• Do this: Print, word for word, the opening line of the data below and every line after it through the line that contains "(dr.north -| j0r);", but not the pictures.
++++ Data lines
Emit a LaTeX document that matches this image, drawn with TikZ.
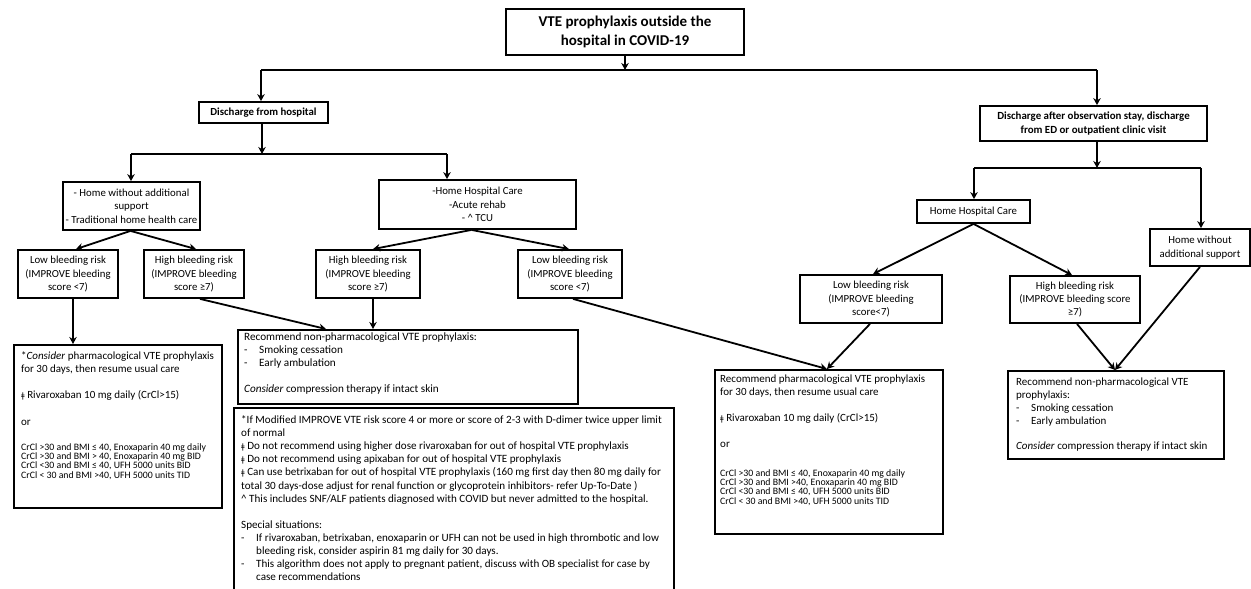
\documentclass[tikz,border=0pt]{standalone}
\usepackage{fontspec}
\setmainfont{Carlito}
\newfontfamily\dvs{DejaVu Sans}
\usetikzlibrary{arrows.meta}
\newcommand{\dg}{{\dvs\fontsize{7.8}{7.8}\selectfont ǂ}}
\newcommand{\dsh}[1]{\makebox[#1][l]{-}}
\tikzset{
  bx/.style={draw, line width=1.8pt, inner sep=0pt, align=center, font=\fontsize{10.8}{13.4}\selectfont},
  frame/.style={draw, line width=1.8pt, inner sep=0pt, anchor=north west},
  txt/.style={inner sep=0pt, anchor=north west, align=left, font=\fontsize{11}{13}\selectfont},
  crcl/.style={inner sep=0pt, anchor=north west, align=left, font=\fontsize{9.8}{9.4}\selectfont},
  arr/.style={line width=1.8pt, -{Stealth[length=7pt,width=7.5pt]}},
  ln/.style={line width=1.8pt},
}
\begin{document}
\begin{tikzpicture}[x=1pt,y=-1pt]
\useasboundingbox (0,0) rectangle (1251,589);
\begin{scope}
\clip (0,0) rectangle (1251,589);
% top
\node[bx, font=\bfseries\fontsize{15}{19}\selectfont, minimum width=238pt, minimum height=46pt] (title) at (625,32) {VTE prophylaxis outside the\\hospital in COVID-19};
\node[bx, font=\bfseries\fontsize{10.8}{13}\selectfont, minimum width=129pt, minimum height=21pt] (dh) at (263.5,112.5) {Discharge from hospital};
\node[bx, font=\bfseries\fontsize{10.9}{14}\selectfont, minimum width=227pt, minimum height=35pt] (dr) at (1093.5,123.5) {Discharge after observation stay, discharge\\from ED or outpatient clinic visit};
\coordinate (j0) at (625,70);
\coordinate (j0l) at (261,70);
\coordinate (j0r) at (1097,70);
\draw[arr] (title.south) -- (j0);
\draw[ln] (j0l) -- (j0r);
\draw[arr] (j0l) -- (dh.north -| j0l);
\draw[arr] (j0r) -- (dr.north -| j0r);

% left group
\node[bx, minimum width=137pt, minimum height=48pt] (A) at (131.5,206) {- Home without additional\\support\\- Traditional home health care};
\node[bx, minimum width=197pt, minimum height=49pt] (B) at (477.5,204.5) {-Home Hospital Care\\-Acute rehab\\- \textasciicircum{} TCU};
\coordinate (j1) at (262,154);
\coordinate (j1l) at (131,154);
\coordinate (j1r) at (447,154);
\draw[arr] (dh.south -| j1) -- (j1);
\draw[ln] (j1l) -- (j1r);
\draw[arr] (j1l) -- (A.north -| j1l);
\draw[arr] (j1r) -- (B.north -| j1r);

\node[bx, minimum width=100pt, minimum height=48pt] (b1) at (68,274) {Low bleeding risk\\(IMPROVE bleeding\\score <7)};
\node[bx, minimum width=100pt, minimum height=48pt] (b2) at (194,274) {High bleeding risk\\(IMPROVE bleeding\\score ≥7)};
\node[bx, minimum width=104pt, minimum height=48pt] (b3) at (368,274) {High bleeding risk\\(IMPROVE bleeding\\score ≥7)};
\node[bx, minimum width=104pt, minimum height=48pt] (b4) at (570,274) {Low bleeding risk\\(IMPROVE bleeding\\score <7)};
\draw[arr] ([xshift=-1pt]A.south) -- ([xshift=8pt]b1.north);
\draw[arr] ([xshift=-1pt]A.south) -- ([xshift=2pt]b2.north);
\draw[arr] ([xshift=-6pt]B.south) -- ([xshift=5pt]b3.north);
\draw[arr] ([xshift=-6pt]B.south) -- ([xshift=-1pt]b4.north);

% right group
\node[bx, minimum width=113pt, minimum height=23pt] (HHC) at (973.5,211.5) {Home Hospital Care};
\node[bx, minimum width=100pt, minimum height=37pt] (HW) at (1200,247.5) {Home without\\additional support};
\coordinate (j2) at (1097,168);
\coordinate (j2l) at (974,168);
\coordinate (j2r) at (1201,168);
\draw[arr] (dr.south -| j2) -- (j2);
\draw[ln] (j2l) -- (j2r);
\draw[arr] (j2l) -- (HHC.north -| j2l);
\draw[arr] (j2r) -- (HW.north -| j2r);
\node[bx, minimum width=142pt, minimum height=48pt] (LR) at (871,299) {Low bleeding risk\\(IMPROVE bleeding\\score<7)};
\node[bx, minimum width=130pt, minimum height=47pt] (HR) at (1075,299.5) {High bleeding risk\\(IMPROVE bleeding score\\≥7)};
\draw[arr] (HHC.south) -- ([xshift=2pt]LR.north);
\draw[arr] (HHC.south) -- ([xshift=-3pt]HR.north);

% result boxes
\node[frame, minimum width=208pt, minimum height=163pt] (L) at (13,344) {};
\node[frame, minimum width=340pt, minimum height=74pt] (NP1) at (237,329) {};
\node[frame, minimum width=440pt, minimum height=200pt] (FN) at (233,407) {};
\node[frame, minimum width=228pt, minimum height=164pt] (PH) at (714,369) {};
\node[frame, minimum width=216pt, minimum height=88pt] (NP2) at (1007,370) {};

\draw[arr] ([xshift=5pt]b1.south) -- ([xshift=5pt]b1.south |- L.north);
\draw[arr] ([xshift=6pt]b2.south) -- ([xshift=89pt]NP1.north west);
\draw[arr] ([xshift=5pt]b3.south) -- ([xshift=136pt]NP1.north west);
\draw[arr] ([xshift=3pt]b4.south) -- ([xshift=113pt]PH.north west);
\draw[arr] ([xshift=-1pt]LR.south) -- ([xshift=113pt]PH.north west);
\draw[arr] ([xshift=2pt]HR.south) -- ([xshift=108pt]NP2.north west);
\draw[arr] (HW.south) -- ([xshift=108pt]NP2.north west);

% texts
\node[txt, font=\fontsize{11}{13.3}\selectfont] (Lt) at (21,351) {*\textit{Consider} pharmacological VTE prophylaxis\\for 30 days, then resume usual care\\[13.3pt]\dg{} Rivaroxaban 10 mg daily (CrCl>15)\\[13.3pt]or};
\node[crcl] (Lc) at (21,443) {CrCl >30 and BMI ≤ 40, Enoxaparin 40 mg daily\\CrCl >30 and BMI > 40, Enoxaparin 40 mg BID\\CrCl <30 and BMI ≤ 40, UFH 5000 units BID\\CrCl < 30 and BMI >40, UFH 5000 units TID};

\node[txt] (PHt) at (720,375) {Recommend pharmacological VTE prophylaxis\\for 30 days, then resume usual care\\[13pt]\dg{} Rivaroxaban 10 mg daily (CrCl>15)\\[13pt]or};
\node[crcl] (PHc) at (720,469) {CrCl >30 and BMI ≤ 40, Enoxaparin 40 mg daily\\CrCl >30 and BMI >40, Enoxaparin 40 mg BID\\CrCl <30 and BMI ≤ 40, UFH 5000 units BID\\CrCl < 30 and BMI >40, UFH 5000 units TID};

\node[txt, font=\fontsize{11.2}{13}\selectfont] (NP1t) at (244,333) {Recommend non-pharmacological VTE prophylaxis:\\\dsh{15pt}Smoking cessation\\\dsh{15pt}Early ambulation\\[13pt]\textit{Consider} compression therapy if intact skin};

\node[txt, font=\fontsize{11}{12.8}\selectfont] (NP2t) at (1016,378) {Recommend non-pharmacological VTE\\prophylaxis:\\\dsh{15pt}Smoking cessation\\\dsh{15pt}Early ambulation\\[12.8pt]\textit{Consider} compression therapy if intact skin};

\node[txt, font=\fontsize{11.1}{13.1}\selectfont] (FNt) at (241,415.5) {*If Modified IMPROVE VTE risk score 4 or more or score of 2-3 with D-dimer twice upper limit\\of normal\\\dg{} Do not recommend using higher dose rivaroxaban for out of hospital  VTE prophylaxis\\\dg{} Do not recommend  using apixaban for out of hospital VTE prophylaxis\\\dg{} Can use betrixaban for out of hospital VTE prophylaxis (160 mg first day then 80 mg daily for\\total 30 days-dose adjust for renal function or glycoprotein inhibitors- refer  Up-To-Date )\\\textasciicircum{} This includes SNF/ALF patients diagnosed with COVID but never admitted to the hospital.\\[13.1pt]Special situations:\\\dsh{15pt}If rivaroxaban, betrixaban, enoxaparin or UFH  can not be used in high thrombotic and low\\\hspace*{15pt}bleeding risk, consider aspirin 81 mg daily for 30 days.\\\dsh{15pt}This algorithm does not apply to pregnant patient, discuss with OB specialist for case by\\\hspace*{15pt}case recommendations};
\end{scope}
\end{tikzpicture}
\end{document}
++++++++
• Reply:
Emit a LaTeX document that matches this image, drawn with TikZ.
\documentclass[tikz,border=0pt]{standalone}
\usepackage{fontspec}
\setmainfont{Carlito}
\newfontfamily\dvs{DejaVu Sans}
\usetikzlibrary{arrows.meta}
\newcommand{\dg}{{\dvs\fontsize{7.8}{7.8}\selectfont ǂ}}
\newcommand{\dsh}[1]{\makebox[#1][l]{-}}
\tikzset{
  bx/.style={draw, line width=1.8pt, inner sep=0pt, align=center, font=\fontsize{10.8}{13.4}\selectfont},
  frame/.style={draw, line width=1.8pt, inner sep=0pt, anchor=north west},
  txt/.style={inner sep=0pt, anchor=north west, align=left, font=\fontsize{11}{13}\selectfont},
  crcl/.style={inner sep=0pt, anchor=north west, align=left, font=\fontsize{9.8}{9.4}\selectfont},
  arr/.style={line width=1.8pt, -{Stealth[length=7pt,width=7.5pt]}},
  ln/.style={line width=1.8pt},
}
\begin{document}
\begin{tikzpicture}[x=1pt,y=-1pt]
\useasboundingbox (0,0) rectangle (1251,589);
\begin{scope}
\clip (0,0) rectangle (1251,589);
% top
\node[bx, font=\bfseries\fontsize{15}{19}\selectfont, minimum width=238pt, minimum height=46pt] (title) at (625,32) {VTE prophylaxis outside the\\hospital in COVID-19};
\node[bx, font=\bfseries\fontsize{10.8}{13}\selectfont, minimum width=129pt, minimum height=21pt] (dh) at (263.5,112.5) {Discharge from hospital};
\node[bx, font=\bfseries\fontsize{10.9}{14}\selectfont, minimum width=227pt, minimum height=35pt] (dr) at (1093.5,123.5) {Discharge after observation stay, discharge\\from ED or outpatient clinic visit};
\coordinate (j0) at (625,70);
\coordinate (j0l) at (261,70);
\coordinate (j0r) at (1097,70);
\draw[arr] (title.south) -- (j0);
\draw[ln] (j0l) -- (j0r);
\draw[arr] (j0l) -- (dh.north -| j0l);
\draw[arr] (j0r) -- (dr.north -| j0r);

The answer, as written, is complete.